Historic Fortified City of Carcassonne

Welcome to Rome Across Europe!

It’s time to take a look at another UNESCO World Heritage Site.  Last week we were in France to uncover the Arles, Roman and Romanesque Monuments.

Today we’re headed back to France as we check out the Historic Fortified City of Carcassonne!

Since the pre-Roman period, a fortified settlement has existed on the hill where Carcassonne now stands. In its present form it is an outstanding example of a medieval fortified town, with its massive defenses encircling the castle and the surrounding buildings, its streets and its fine Gothic cathedral.

Carcassonne is also of exceptional importance because of the lengthy restoration campaign undertaken by Viollet-le-Duc, one of the founders of the modern science of conservation. The Committee decided to inscribe this property on the basis that the historic town of Carcassonne is an excellent example of a medieval fortified town whose massive defenses were constructed on walls dating from Late Antiquity.

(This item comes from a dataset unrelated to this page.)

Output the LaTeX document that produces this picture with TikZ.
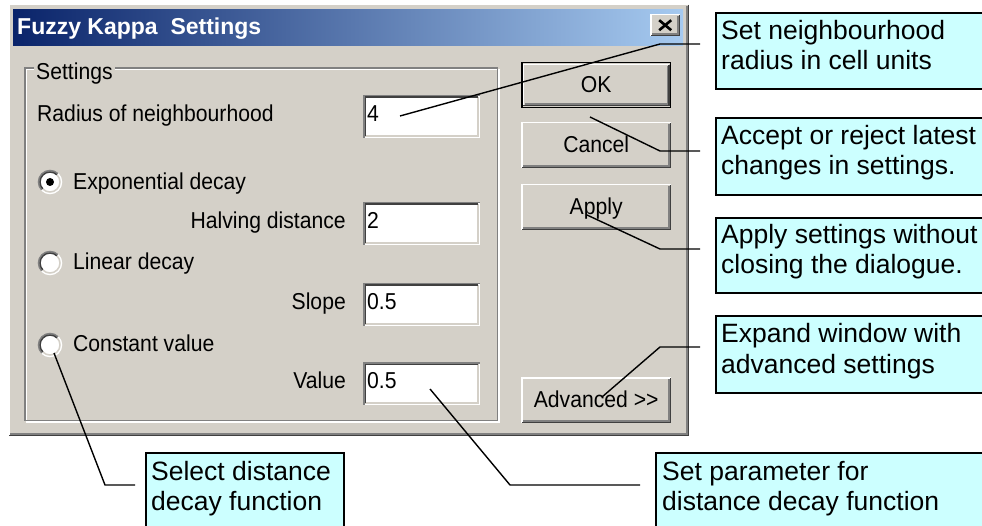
\documentclass[tikz,border=0pt]{standalone}
\usepackage{fontspec}
\setmainfont{Liberation Sans}
\newfontfamily\dlgfam[FakeStretch=0.92]{Liberation Sans}
\usetikzlibrary{calc}
\definecolor{dlg}{HTML}{D4D0C8}
\definecolor{dkg}{HTML}{808080}
\definecolor{vdk}{HTML}{404040}
\definecolor{navy}{HTML}{0A246A}
\definecolor{ltblue}{HTML}{A6CAF0}
\definecolor{cyanbox}{HTML}{CCFFFF}
\newcommand\dlgfont{\dlgfam\fontsize{23}{27}\selectfont}
\newcommand\raisededge[1]{%
 \draw[white,line width=1.5pt] ($(#1.south west)+(0.75,-0.75)$) -- ($(#1.north west)+(0.75,0.75)$) -- ($(#1.north east)+(-0.75,0.75)$);
 \draw[vdk,line width=1.5pt] ($(#1.north east)+(-0.75,0.75)$) -- ($(#1.south east)+(-0.75,-0.75)$) -- ($(#1.south west)+(0.75,-0.75)$);
 \draw[dkg,line width=1.5pt] ($(#1.north east)+(-2.25,2.25)$) -- ($(#1.south east)+(-2.25,-2.25)$) -- ($(#1.south west)+(2.25,-2.25)$);
}
\newcommand\sunkenedge[1]{%
 \draw[white,line width=1.5pt] ($(#1.north east)+(-0.75,0.75)$) -- ($(#1.south east)+(-0.75,-0.75)$) -- ($(#1.south west)+(0.75,-0.75)$);
 \draw[dkg,line width=1.5pt] ($(#1.south west)+(0.75,-0.75)$) -- ($(#1.north west)+(0.75,0.75)$) -- ($(#1.north east)+(-0.75,0.75)$);
 \draw[dlg,line width=1.5pt] ($(#1.north east)+(-2.25,2.25)$) -- ($(#1.south east)+(-2.25,-2.25)$) -- ($(#1.south west)+(2.25,-2.25)$);
 \draw[vdk,line width=1.5pt] ($(#1.south west)+(2.25,-2.25)$) -- ($(#1.north west)+(2.25,2.25)$) -- ($(#1.north east)+(-2.25,2.25)$);
}
\newcommand\radiobtn[2]{%
 \node[circle, fill=white, minimum size=22pt, inner sep=0pt] (#1) at (50,#2) {};
 \begin{scope}
  \clip ($(#1)+(-20,20)$) -- ($(#1)+(20,-20)$) -- ($(#1)+(-20,-20)$) -- cycle;
  \draw[dkg,line width=1.5pt] (#1.center) circle[radius=11.5pt];
  \draw[vdk,line width=1.5pt] (#1.center) circle[radius=10pt];
 \end{scope}
 \begin{scope}
  \clip ($(#1)+(-20,20)$) -- ($(#1)+(20,-20)$) -- ($(#1)+(20,20)$) -- cycle;
  \draw[white,line width=1.5pt] (#1.center) circle[radius=11.5pt];
  \draw[dlg,line width=1.5pt] (#1.center) circle[radius=10pt];
 \end{scope}
}
\begin{document}
\begin{tikzpicture}[x=1pt,y=-1pt,
  lbl/.style={font=\dlgfont, inner sep=0pt},
  btn/.style={fill=dlg, minimum width=150pt, minimum height=46pt, inner sep=0pt, anchor=north west, font=\dlgfont, text height=19pt, text depth=5pt},
  editbox/.style={fill=white, minimum width=117pt, minimum height=43pt, anchor=north west, inner xsep=4pt, inner ysep=0pt, text width=109pt, align=left, font=\dlgfont, text height=15pt, text depth=6pt},
  callout/.style={draw=black, line width=1.6pt, fill=cyanbox, anchor=north west, inner sep=0pt},
  ctext/.style={anchor=base west, inner sep=0pt, align=left, font=\fontsize{26.5}{30}\selectfont},
  leader/.style={draw=black, line width=1.4pt}]
\useasboundingbox (0,0) rectangle (982,526);
\fill[white] (0,0) rectangle (982,526);

% window
\node[fill=dlg, minimum width=681pt, minimum height=432pt, anchor=north west, inner sep=0pt] (win) at (8,4) {};
\raisededge{win}
\node[anchor=north west, minimum width=670pt, minimum height=36pt, inner sep=0pt, left color=navy, right color=ltblue] (title) at (13,9) {};
\node[anchor=base west, inner sep=0pt, text=white, font=\bfseries\fontsize{23}{27}\selectfont] (ttext) at (17,35) {Fuzzy Kappa\ \ Settings};
\node[fill=dlg, minimum width=30pt, minimum height=22pt, anchor=north west, inner sep=0pt] (close) at (650,14) {};
\raisededge{close}
\draw[line width=2.6pt] ($(close.center)+(-6,-5)$) -- ($(close.center)+(6,5)$);
\draw[line width=2.6pt] ($(close.center)+(-6,5)$) -- ($(close.center)+(6,-5)$);

% group box
\node[minimum width=472pt, minimum height=352pt, anchor=north west, inner sep=0pt] (grp) at (25,68) {};
\draw[white,line width=1.5pt] ($(grp.north west)+(1.5,1.5)$) rectangle ($(grp.south east)+(1.5,1.5)$);
\draw[dkg,line width=1.5pt] (grp.north west) rectangle (grp.south east);
\node[lbl, fill=dlg, anchor=base west, inner xsep=2pt, inner ysep=1pt] (grplbl) at (34,80) {Settings};

% labels
\node[lbl, anchor=base west] (lrad) at (37,122) {Radius of neighbourhood};
\node[lbl, anchor=base west] (lexp) at (73,190) {Exponential decay};
\node[lbl, anchor=base east] (lhalf) at (346,229) {Halving distance};
\node[lbl, anchor=base west] (llin) at (73,270) {Linear decay};
\node[lbl, anchor=base east] (lslope) at (346,310) {Slope};
\node[lbl, anchor=base west] (lconst) at (73,352) {Constant value};
\node[lbl, anchor=base east] (lval) at (346,388) {Value};

% radio buttons
\radiobtn{rexp}{182}
\radiobtn{rlin}{263}
\radiobtn{rconst}{345}
\fill[black] (rexp.center) circle[radius=4pt];

% edit boxes
\node[editbox] (e1) at (363,95) {4};
\sunkenedge{e1}
\node[editbox] (e2) at (363,202) {2};
\sunkenedge{e2}
\node[editbox] (e3) at (363,283) {0.5};
\sunkenedge{e3}
\node[editbox] (e4) at (363,362) {0.5};
\sunkenedge{e4}

% buttons
\node[btn] (ok) at (521,62) {OK};
\draw[black,line width=1.5pt] ($(ok.north west)+(0.75,0.75)$) rectangle ($(ok.south east)+(-0.75,-0.75)$);
\node[minimum width=147pt, minimum height=42pt, inner sep=0pt] (okin) at (ok.center) {};
\raisededge{okin}
\node[btn] (cancel) at (521,122) {Cancel};
\raisededge{cancel}
\node[btn] (apply) at (521,184) {Apply};
\raisededge{apply}
\node[btn] (adv) at (521,377) {Advanced >>};
\raisededge{adv}

% callouts
\node[callout, minimum width=280pt, minimum height=76pt] (b1) at (715,12) {};
\node[ctext] (t1) at ($(b1.north west)+(6,58)$) {Set neighbourhood\\radius in cell units};
\node[callout, minimum width=280pt, minimum height=77pt] (b2) at (715,117) {};
\node[ctext] (t2) at ($(b2.north west)+(6,58)$) {Accept or reject latest\\changes in settings.};
\node[callout, minimum width=280pt, minimum height=75pt] (b3) at (715,217) {};
\node[ctext] (t3) at ($(b3.north west)+(6,57)$) {Apply settings without\\closing the dialogue.};
\node[callout, minimum width=280pt, minimum height=77pt] (b4) at (715,315) {};
\node[ctext] (t4) at ($(b4.north west)+(6,58)$) {Expand window with\\advanced settings};
\node[callout, minimum width=198pt, minimum height=90pt] (b5) at (145,452) {};
\node[ctext] (t5) at ($(b5.north west)+(6,58)$) {Select distance\\decay function};
\node[callout, minimum width=340pt, minimum height=90pt] (b6) at (655,452) {};
\node[ctext] (t6) at ($(b6.north west)+(7,58)$) {Set parameter for\\distance decay function};

% leaders
\coordinate (p1) at (400,116); \coordinate (k1) at (660,44); \coordinate (q1) at (700,44);
\coordinate (p2) at (590,117); \coordinate (k2) at (660,151); \coordinate (q2) at (700,151);
\coordinate (p3) at (587,215); \coordinate (k3) at (660,249); \coordinate (q3) at (700,249);
\coordinate (p4) at (602,397); \coordinate (k4) at (660,347); \coordinate (q4) at (700,347);
\coordinate (p5) at (54,353);  \coordinate (k5) at (105,485); \coordinate (q5) at (135,485);
\coordinate (p6) at (430,389); \coordinate (k6) at (510,485); \coordinate (q6) at (640,485);
\draw[leader] (p1) -- (k1) -- (q1);
\draw[leader] (p2) -- (k2) -- (q2);
\draw[leader] (p3) -- (k3) -- (q3);
\draw[leader] (p4) -- (k4) -- (q4);
\draw[leader] (p5) -- (k5) -- (q5);
\draw[leader] (p6) -- (k6) -- (q6);
\end{tikzpicture}
\end{document}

It is of exceptional importance by virtue of the restoration work carried out in the second half of the 19th  Century by Viollet-le-Duc, which had a profound influence on subsequent developments in conservation principles and practice.

How This Relates to Rome:

Carcassonne became strategically identified when Romans fortified the hilltop around 100 BC and eventually made the colonia of Julia Carsaco, later Carcasum (by the process of swapping consonants known as metathesis). The main part of the lower courses of the northern ramparts dates from Gallo-Roman times.

In 462 the Romans officially ceded Septimania to the Visigothic king Theodoric II who had held Carcassonne since AD 453. He built more fortifications at Carcassonne, which was a frontier post on the northern marches; traces of them still stand.

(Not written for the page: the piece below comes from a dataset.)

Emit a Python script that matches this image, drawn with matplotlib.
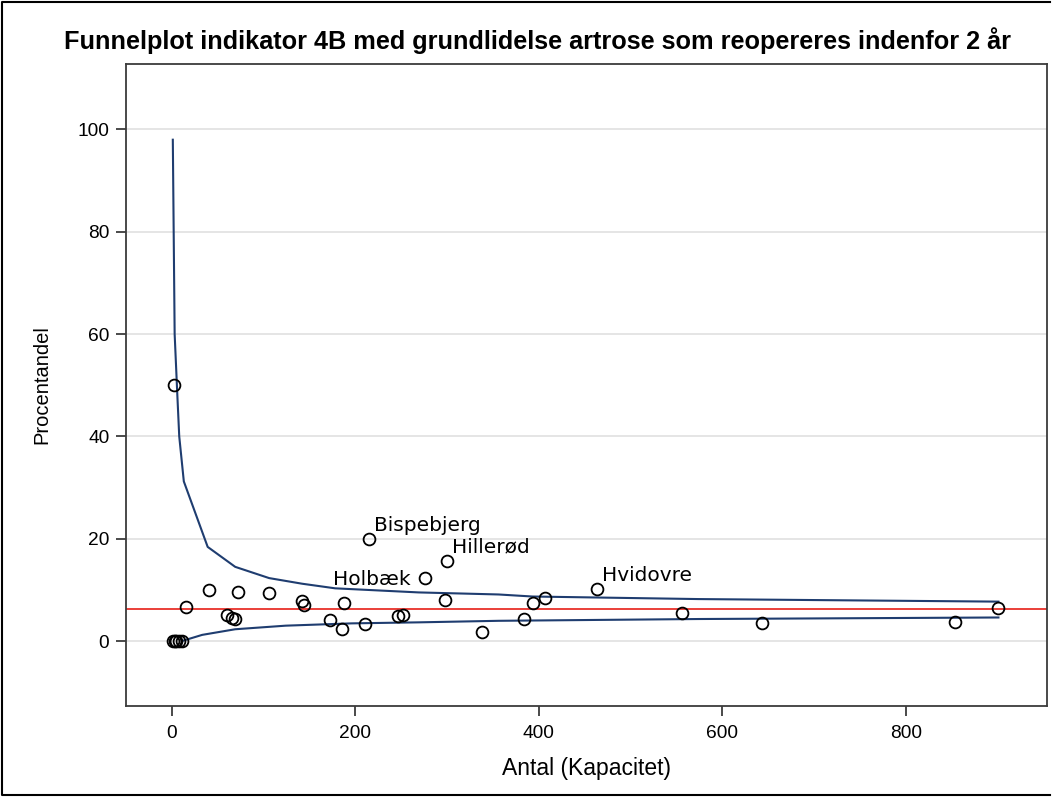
import matplotlib.pyplot as plt
from matplotlib.lines import Line2D

# Hospitals: number of operations (n) and reoperation percentage
antal = [1, 3, 5, 8, 11, 2, 15, 40, 60, 66, 69, 72, 106, 142, 144, 172, 185,
         188, 211, 215, 247, 252, 276, 298, 300, 338, 384, 394, 407, 463, 556,
         643, 854, 901]
procent = [0.0, 0.0, 0.0, 0.0, 0.0, 50.0, 6.7, 10.0, 5.0, 4.5, 4.4, 9.6, 9.4,
           7.8, 7.0, 4.1, 2.3, 7.5, 3.3, 20.0, 4.8, 5.1, 12.3, 8.1, 15.7, 1.8,
           4.4, 7.4, 8.4, 10.1, 5.5, 3.6, 3.7, 6.4]

# labelled hospitals
labels = {'Bispebjerg': 19, 'Holbæk': 22, 'Hillerød': 24, 'Hvidovre': 29}

# funnel control limits
upper_n = [1, 3, 6, 8, 13, 39, 69, 106, 142, 178, 269, 356, 393, 574, 901]
upper = [98.0, 60.0, 47.8, 40.0, 31.2, 18.4, 14.5, 12.3, 11.2, 10.3, 9.5,
         9.1, 8.7, 8.2, 7.7]
lower_n = [11, 33, 69, 124, 196, 269, 356, 574, 901]
lower = [0.0, 1.2, 2.3, 3.0, 3.45, 3.65, 3.95, 4.3, 4.6]

gennemsnit = 6.2

plt.rcParams['font.family'] = ['Liberation Sans', 'DejaVu Sans']

fig = plt.figure(figsize=(10.52, 7.97), dpi=100)
ax = fig.add_axes([0.1198, 0.1142, 0.8755, 0.8055])

ax.set_axisbelow(True)
ax.grid(axis='y', color='#e3e3e3', linewidth=1.3)

ax.plot(upper_n, upper, color='#1f3d70', linewidth=1.5, zorder=2)
ax.plot(lower_n, lower, color='#1f3d70', linewidth=1.5, zorder=2)
ax.axhline(gennemsnit, color='#e8302a', linewidth=1.3, zorder=2)

ax.plot(antal, procent, linestyle='none', marker='o', markersize=8.5,
        markerfacecolor='none', markeredgecolor='black', markeredgewidth=1.3,
        zorder=3)

for name, i in labels.items():
    if name == 'Holbæk':
        ax.annotate(name, (antal[i], procent[i]), xytext=(-14, -7),
                    textcoords='offset pixels', ha='right', va='baseline',
                    fontsize=14.5, family='DejaVu Sans')
    else:
        ax.annotate(name, (antal[i], procent[i]), xytext=(5, 8),
                    textcoords='offset pixels', ha='left', va='baseline',
                    fontsize=14.5, family='DejaVu Sans')

ax.set_xlim(-50, 954)
ax.set_ylim(-12.7, 112.8)
ax.set_xticks([0, 200, 400, 600, 800])
ax.set_yticks([0, 20, 40, 60, 80, 100])
ax.tick_params(labelsize=13.8, length=7, width=1.3, color='#3c3c3c')
ax.tick_params(axis='x', pad=6.5)
ax.tick_params(axis='y', pad=5)
for s in ax.spines.values():
    s.set_color('#3c3c3c')
    s.set_linewidth(1.3)

ax.set_xlabel('Antal (Kapacitet)', fontsize=16.5, labelpad=11)
ax.set_ylabel('Procentandel', fontsize=14.5, labelpad=19)

fig.text(0.511, 0.938, 'Funnelplot indikator 4B med grundlidelse artrose som reopereres indenfor 2 år',
         ha='center', va='baseline', fontsize=18.2, fontweight='bold',
         family=['Liberation Sans Narrow', 'Liberation Sans', 'DejaVu Sans'])

# outer border (left, top, bottom)
fig.add_artist(Line2D([0.998, 0.002, 0.002, 0.998], [0.998, 0.998, 0.002, 0.002],
                      transform=fig.transFigure, color='black', linewidth=1.5))

fig.savefig('out.png', dpi=100)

Theodoric is thought to have begun the predecessor of the basilica that is now dedicated to Saint Nazaire. In AD 508, the Visigoths successfully foiled attacks by the Frankish king Clovis.

Saracens from Barcelona took Carcassonne in 725, but King Pepin the Short (Pépin le Bref) drove them away in 759-60. Though he took most of the south of France, he was unable to penetrate the impregnable fortress of Carcassonne.

Thanks for taking the tour with us today. We hope you’re inspired to take further adventures to discover more Roman antiquities.